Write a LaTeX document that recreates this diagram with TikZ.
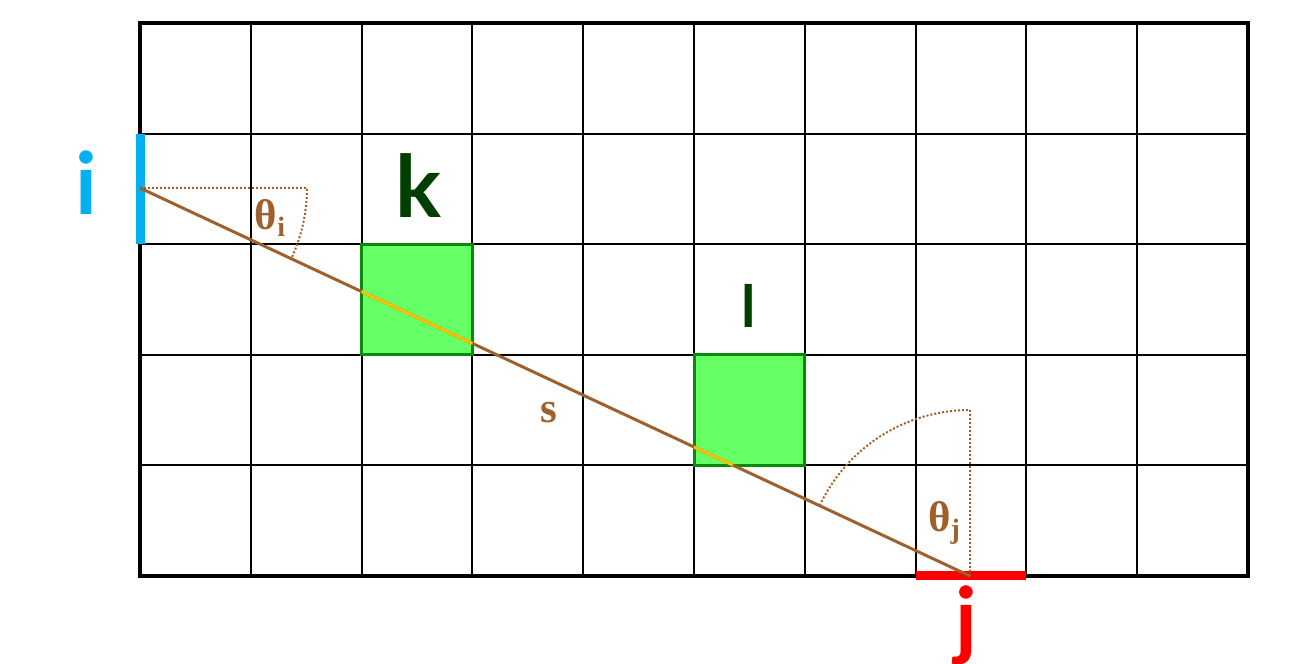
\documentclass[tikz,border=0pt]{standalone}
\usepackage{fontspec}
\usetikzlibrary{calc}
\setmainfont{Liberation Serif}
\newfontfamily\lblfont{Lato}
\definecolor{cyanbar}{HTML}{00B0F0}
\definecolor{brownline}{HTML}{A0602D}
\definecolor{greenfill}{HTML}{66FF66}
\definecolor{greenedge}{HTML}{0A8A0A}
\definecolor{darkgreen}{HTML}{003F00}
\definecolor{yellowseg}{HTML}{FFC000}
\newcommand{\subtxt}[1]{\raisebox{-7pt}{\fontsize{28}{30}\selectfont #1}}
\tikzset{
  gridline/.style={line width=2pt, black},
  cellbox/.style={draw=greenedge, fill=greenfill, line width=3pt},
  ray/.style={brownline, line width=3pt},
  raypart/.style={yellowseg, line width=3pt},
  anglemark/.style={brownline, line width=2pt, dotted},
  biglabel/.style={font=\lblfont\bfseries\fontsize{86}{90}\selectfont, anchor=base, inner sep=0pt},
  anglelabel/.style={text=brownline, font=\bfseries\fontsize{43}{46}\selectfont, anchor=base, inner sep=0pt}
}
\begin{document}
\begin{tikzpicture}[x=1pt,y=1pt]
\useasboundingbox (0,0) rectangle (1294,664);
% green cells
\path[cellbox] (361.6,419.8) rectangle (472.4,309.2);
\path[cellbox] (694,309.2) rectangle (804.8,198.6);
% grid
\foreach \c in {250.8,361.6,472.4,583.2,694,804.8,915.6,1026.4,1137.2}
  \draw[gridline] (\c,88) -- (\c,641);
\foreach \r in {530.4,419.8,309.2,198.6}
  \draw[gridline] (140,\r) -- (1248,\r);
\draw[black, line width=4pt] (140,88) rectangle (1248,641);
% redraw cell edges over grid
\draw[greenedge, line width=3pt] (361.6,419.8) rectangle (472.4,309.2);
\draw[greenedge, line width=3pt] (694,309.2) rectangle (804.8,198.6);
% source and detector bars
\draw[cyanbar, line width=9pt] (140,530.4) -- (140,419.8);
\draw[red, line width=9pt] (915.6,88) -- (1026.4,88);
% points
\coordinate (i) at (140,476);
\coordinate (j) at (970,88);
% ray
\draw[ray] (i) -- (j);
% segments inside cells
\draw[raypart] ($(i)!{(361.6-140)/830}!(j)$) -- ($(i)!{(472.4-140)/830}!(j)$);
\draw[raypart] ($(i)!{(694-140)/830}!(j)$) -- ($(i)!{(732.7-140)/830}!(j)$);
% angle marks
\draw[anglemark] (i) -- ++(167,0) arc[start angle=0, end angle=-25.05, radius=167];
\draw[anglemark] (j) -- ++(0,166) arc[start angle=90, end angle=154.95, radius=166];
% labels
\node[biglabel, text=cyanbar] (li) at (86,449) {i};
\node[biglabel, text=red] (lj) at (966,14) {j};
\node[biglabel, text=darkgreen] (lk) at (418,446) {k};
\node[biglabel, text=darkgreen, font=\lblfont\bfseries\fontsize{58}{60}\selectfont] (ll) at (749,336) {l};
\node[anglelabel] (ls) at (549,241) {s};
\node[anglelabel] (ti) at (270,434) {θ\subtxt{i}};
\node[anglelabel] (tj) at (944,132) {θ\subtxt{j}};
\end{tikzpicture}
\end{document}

WORK TO COMPLETE
Keep every word of the data as it is when you write it out, but drop the pictures.

FINISHED EXERCISE
Write a LaTeX document that recreates this diagram with TikZ.
\documentclass[tikz,border=0pt]{standalone}
\usepackage{fontspec}
\usetikzlibrary{calc}
\setmainfont{Liberation Serif}
\newfontfamily\lblfont{Lato}
\definecolor{cyanbar}{HTML}{00B0F0}
\definecolor{brownline}{HTML}{A0602D}
\definecolor{greenfill}{HTML}{66FF66}
\definecolor{greenedge}{HTML}{0A8A0A}
\definecolor{darkgreen}{HTML}{003F00}
\definecolor{yellowseg}{HTML}{FFC000}
\newcommand{\subtxt}[1]{\raisebox{-7pt}{\fontsize{28}{30}\selectfont #1}}
\tikzset{
  gridline/.style={line width=2pt, black},
  cellbox/.style={draw=greenedge, fill=greenfill, line width=3pt},
  ray/.style={brownline, line width=3pt},
  raypart/.style={yellowseg, line width=3pt},
  anglemark/.style={brownline, line width=2pt, dotted},
  biglabel/.style={font=\lblfont\bfseries\fontsize{86}{90}\selectfont, anchor=base, inner sep=0pt},
  anglelabel/.style={text=brownline, font=\bfseries\fontsize{43}{46}\selectfont, anchor=base, inner sep=0pt}
}
\begin{document}
\begin{tikzpicture}[x=1pt,y=1pt]
\useasboundingbox (0,0) rectangle (1294,664);
% green cells
\path[cellbox] (361.6,419.8) rectangle (472.4,309.2);
\path[cellbox] (694,309.2) rectangle (804.8,198.6);
% grid
\foreach \c in {250.8,361.6,472.4,583.2,694,804.8,915.6,1026.4,1137.2}
  \draw[gridline] (\c,88) -- (\c,641);
\foreach \r in {530.4,419.8,309.2,198.6}
  \draw[gridline] (140,\r) -- (1248,\r);
\draw[black, line width=4pt] (140,88) rectangle (1248,641);
% redraw cell edges over grid
\draw[greenedge, line width=3pt] (361.6,419.8) rectangle (472.4,309.2);
\draw[greenedge, line width=3pt] (694,309.2) rectangle (804.8,198.6);
% source and detector bars
\draw[cyanbar, line width=9pt] (140,530.4) -- (140,419.8);
\draw[red, line width=9pt] (915.6,88) -- (1026.4,88);
% points
\coordinate (i) at (140,476);
\coordinate (j) at (970,88);
% ray
\draw[ray] (i) -- (j);
% segments inside cells
\draw[raypart] ($(i)!{(361.6-140)/830}!(j)$) -- ($(i)!{(472.4-140)/830}!(j)$);
\draw[raypart] ($(i)!{(694-140)/830}!(j)$) -- ($(i)!{(732.7-140)/830}!(j)$);
% angle marks
\draw[anglemark] (i) -- ++(167,0) arc[start angle=0, end angle=-25.05, radius=167];
\draw[anglemark] (j) -- ++(0,166) arc[start angle=90, end angle=154.95, radius=166];
% labels
\node[biglabel, text=cyanbar] (li) at (86,449) {i};
\node[biglabel, text=red] (lj) at (966,14) {j};
\node[biglabel, text=darkgreen] (lk) at (418,446) {k};
\node[biglabel, text=darkgreen, font=\lblfont\bfseries\fontsize{58}{60}\selectfont] (ll) at (749,336) {l};
\node[anglelabel] (ls) at (549,241) {s};
\node[anglelabel] (ti) at (270,434) {θ\subtxt{i}};
\node[anglelabel] (tj) at (944,132) {θ\subtxt{j}};
\end{tikzpicture}
\end{document}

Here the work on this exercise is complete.